### GIVEN PROBLEM
Among the records that follow, set down only the lines from the one containing "Recreate this image" to the one containing "Chart.register(...registerables);", both included, exactly.

== MATERIAL PROVIDED ==

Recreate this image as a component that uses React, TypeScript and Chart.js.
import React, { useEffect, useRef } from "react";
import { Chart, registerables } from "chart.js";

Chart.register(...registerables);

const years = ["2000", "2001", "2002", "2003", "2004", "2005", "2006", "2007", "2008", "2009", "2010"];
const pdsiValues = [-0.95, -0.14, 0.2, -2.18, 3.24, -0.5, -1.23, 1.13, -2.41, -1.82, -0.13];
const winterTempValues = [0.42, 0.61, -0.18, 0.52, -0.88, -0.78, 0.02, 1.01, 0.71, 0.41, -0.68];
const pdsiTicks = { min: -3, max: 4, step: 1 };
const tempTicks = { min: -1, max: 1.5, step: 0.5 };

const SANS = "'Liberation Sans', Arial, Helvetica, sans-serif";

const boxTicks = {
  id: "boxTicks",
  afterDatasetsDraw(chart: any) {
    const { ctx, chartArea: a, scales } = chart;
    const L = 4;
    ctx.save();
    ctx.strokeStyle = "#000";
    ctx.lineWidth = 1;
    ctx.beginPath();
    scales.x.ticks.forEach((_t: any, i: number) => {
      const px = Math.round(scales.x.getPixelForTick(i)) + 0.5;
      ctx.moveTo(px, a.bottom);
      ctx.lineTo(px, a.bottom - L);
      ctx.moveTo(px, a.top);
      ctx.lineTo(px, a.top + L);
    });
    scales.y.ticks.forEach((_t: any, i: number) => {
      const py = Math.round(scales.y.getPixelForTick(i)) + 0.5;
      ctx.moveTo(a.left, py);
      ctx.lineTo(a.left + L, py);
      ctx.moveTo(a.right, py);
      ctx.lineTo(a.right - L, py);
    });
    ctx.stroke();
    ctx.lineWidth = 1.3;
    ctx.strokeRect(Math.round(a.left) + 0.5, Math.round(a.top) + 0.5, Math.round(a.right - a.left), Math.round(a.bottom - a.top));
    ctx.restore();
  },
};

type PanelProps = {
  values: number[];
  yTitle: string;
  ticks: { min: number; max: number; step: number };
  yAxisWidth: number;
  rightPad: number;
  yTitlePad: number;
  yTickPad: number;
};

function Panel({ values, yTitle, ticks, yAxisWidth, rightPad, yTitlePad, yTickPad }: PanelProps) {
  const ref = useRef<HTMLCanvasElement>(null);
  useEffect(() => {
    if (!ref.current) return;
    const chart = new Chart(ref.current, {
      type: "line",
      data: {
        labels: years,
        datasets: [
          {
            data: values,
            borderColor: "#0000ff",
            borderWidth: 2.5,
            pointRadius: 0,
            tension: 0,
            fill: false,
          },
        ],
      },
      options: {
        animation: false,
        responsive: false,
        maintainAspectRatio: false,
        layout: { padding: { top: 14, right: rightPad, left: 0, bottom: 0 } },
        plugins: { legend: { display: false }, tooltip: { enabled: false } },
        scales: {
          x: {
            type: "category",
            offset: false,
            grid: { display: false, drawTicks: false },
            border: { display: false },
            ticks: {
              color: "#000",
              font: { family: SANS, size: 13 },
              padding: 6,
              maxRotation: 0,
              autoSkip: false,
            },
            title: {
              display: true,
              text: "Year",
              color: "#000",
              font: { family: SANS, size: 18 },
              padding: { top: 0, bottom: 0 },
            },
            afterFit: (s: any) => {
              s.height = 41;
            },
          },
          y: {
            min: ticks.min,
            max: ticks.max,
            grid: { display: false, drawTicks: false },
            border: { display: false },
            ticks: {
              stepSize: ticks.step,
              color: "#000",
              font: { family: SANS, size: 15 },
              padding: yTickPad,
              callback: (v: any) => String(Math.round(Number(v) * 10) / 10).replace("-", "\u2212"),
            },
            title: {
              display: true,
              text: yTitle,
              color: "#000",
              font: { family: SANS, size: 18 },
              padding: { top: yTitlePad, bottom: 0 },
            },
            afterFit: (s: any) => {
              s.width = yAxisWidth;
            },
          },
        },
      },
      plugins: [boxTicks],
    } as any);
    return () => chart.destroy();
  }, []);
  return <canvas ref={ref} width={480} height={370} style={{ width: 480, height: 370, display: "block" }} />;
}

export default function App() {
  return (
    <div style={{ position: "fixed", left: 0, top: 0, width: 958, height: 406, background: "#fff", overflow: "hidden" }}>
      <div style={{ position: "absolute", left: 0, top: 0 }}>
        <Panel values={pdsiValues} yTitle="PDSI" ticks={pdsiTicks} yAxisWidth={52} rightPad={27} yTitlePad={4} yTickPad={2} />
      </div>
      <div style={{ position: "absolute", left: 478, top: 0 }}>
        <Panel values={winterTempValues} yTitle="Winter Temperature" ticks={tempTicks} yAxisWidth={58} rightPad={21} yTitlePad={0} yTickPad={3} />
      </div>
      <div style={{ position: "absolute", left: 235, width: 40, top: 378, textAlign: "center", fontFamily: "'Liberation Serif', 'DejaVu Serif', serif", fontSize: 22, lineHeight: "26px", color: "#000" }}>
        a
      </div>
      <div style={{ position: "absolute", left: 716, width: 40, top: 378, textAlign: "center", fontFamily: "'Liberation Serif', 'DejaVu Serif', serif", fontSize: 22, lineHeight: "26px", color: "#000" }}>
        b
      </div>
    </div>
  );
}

===
== MATERIAL PROVIDED ==

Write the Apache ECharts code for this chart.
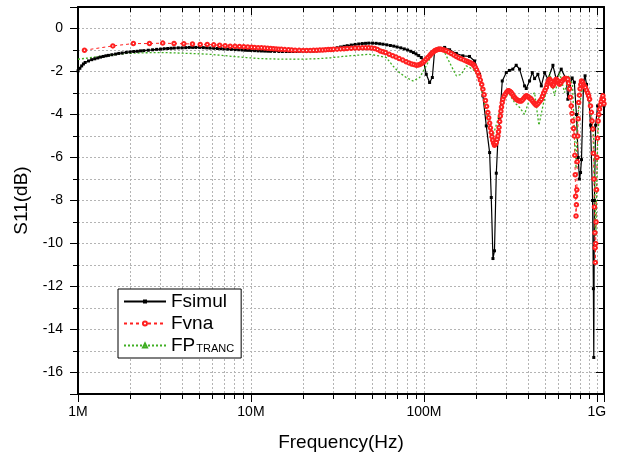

===

### TASK RESPONSE
Recreate this image as a component that uses React, TypeScript and Chart.js.
import React, { useEffect, useRef } from "react";
import { Chart, registerables } from "chart.js";

Chart.register(...registerables);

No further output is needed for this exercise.